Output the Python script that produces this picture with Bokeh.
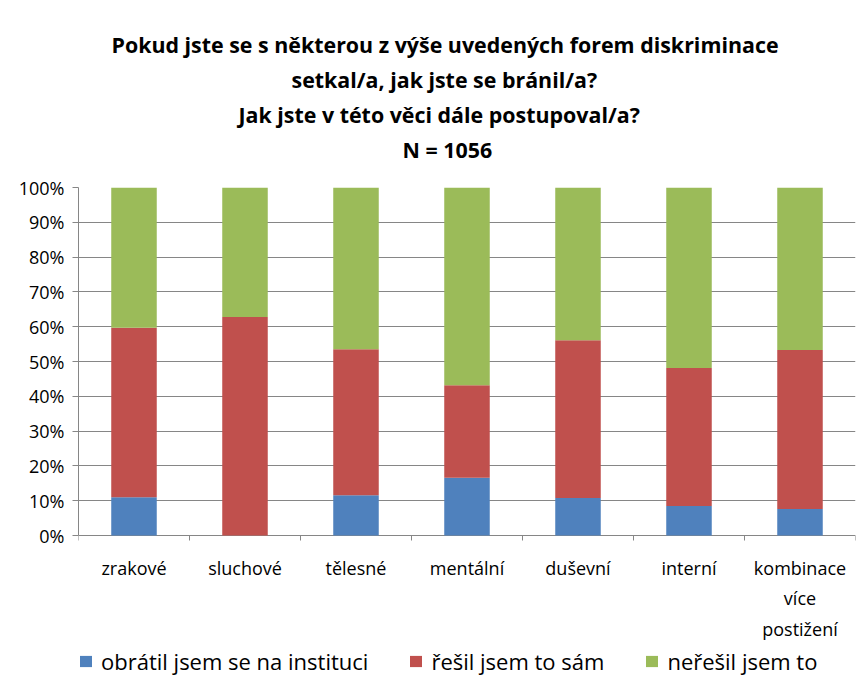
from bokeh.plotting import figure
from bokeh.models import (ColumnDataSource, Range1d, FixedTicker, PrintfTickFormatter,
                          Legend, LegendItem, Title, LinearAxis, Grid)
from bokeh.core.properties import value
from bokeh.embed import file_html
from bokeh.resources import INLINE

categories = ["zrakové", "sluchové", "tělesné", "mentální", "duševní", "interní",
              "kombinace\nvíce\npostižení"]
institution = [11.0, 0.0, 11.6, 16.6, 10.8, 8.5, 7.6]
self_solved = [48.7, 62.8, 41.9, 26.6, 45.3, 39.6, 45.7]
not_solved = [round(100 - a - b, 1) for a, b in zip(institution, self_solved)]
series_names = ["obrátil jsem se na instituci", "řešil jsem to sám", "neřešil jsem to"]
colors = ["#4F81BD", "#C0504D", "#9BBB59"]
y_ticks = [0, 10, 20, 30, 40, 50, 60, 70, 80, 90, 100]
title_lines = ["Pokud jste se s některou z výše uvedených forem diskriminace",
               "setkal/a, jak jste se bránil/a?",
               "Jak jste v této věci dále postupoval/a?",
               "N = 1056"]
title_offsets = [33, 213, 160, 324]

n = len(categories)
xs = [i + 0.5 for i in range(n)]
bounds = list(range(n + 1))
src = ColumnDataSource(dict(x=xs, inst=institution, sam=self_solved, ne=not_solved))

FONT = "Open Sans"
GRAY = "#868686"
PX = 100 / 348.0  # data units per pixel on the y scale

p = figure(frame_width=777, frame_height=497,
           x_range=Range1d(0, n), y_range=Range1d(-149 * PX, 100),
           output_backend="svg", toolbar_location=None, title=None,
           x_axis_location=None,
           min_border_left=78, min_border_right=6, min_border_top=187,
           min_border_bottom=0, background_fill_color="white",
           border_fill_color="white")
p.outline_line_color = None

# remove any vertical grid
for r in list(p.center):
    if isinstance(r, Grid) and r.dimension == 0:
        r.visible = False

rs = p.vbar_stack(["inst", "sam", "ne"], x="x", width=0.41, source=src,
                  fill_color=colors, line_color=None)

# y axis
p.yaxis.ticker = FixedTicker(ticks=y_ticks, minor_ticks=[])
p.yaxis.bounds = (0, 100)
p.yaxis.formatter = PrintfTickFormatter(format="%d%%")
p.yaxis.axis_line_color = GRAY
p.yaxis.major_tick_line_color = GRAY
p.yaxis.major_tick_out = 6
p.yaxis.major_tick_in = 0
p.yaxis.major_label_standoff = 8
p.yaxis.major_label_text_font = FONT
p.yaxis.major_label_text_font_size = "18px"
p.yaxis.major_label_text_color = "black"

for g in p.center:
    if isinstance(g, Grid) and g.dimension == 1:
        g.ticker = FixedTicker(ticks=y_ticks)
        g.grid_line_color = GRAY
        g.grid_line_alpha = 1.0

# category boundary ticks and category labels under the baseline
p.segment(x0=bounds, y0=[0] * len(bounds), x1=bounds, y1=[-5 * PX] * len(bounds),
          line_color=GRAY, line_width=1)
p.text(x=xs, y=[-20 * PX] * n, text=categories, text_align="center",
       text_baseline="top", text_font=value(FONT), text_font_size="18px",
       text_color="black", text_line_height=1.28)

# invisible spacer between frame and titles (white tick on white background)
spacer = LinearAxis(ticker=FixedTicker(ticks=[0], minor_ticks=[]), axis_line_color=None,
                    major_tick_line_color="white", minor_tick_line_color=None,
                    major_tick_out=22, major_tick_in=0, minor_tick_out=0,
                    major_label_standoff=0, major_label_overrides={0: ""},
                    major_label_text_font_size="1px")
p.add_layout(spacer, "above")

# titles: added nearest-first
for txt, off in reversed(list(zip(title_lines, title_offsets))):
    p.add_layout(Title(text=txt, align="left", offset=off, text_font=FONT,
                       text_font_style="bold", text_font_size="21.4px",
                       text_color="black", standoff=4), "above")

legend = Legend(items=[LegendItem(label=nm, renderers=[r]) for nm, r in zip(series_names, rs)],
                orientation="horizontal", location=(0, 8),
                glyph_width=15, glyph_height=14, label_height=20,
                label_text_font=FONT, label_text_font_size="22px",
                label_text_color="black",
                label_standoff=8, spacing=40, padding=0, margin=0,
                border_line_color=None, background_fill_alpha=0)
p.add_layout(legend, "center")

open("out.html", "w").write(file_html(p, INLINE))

__DESCRIPTION OF THE TASK__: Reproduce the data word for word, excluding its pictures.

__OUTPUT FOR THIS TASK__:
Output the Python script that produces this picture with Bokeh.
from bokeh.plotting import figure
from bokeh.models import (ColumnDataSource, Range1d, FixedTicker, PrintfTickFormatter,
                          Legend, LegendItem, Title, LinearAxis, Grid)
from bokeh.core.properties import value
from bokeh.embed import file_html
from bokeh.resources import INLINE

categories = ["zrakové", "sluchové", "tělesné", "mentální", "duševní", "interní",
              "kombinace\nvíce\npostižení"]
institution = [11.0, 0.0, 11.6, 16.6, 10.8, 8.5, 7.6]
self_solved = [48.7, 62.8, 41.9, 26.6, 45.3, 39.6, 45.7]
not_solved = [round(100 - a - b, 1) for a, b in zip(institution, self_solved)]
series_names = ["obrátil jsem se na instituci", "řešil jsem to sám", "neřešil jsem to"]
colors = ["#4F81BD", "#C0504D", "#9BBB59"]
y_ticks = [0, 10, 20, 30, 40, 50, 60, 70, 80, 90, 100]
title_lines = ["Pokud jste se s některou z výše uvedených forem diskriminace",
               "setkal/a, jak jste se bránil/a?",
               "Jak jste v této věci dále postupoval/a?",
               "N = 1056"]
title_offsets = [33, 213, 160, 324]

n = len(categories)
xs = [i + 0.5 for i in range(n)]
bounds = list(range(n + 1))
src = ColumnDataSource(dict(x=xs, inst=institution, sam=self_solved, ne=not_solved))

FONT = "Open Sans"
GRAY = "#868686"
PX = 100 / 348.0  # data units per pixel on the y scale

p = figure(frame_width=777, frame_height=497,
           x_range=Range1d(0, n), y_range=Range1d(-149 * PX, 100),
           output_backend="svg", toolbar_location=None, title=None,
           x_axis_location=None,
           min_border_left=78, min_border_right=6, min_border_top=187,
           min_border_bottom=0, background_fill_color="white",
           border_fill_color="white")
p.outline_line_color = None

# remove any vertical grid
for r in list(p.center):
    if isinstance(r, Grid) and r.dimension == 0:
        r.visible = False

rs = p.vbar_stack(["inst", "sam", "ne"], x="x", width=0.41, source=src,
                  fill_color=colors, line_color=None)

# y axis
p.yaxis.ticker = FixedTicker(ticks=y_ticks, minor_ticks=[])
p.yaxis.bounds = (0, 100)
p.yaxis.formatter = PrintfTickFormatter(format="%d%%")
p.yaxis.axis_line_color = GRAY
p.yaxis.major_tick_line_color = GRAY
p.yaxis.major_tick_out = 6
p.yaxis.major_tick_in = 0
p.yaxis.major_label_standoff = 8
p.yaxis.major_label_text_font = FONT
p.yaxis.major_label_text_font_size = "18px"
p.yaxis.major_label_text_color = "black"

for g in p.center:
    if isinstance(g, Grid) and g.dimension == 1:
        g.ticker = FixedTicker(ticks=y_ticks)
        g.grid_line_color = GRAY
        g.grid_line_alpha = 1.0

# category boundary ticks and category labels under the baseline
p.segment(x0=bounds, y0=[0] * len(bounds), x1=bounds, y1=[-5 * PX] * len(bounds),
          line_color=GRAY, line_width=1)
p.text(x=xs, y=[-20 * PX] * n, text=categories, text_align="center",
       text_baseline="top", text_font=value(FONT), text_font_size="18px",
       text_color="black", text_line_height=1.28)

# invisible spacer between frame and titles (white tick on white background)
spacer = LinearAxis(ticker=FixedTicker(ticks=[0], minor_ticks=[]), axis_line_color=None,
                    major_tick_line_color="white", minor_tick_line_color=None,
                    major_tick_out=22, major_tick_in=0, minor_tick_out=0,
                    major_label_standoff=0, major_label_overrides={0: ""},
                    major_label_text_font_size="1px")
p.add_layout(spacer, "above")

# titles: added nearest-first
for txt, off in reversed(list(zip(title_lines, title_offsets))):
    p.add_layout(Title(text=txt, align="left", offset=off, text_font=FONT,
                       text_font_style="bold", text_font_size="21.4px",
                       text_color="black", standoff=4), "above")

legend = Legend(items=[LegendItem(label=nm, renderers=[r]) for nm, r in zip(series_names, rs)],
                orientation="horizontal", location=(0, 8),
                glyph_width=15, glyph_height=14, label_height=20,
                label_text_font=FONT, label_text_font_size="22px",
                label_text_color="black",
                label_standoff=8, spacing=40, padding=0, margin=0,
                border_line_color=None, background_fill_alpha=0)
p.add_layout(legend, "center")

open("out.html", "w").write(file_html(p, INLINE))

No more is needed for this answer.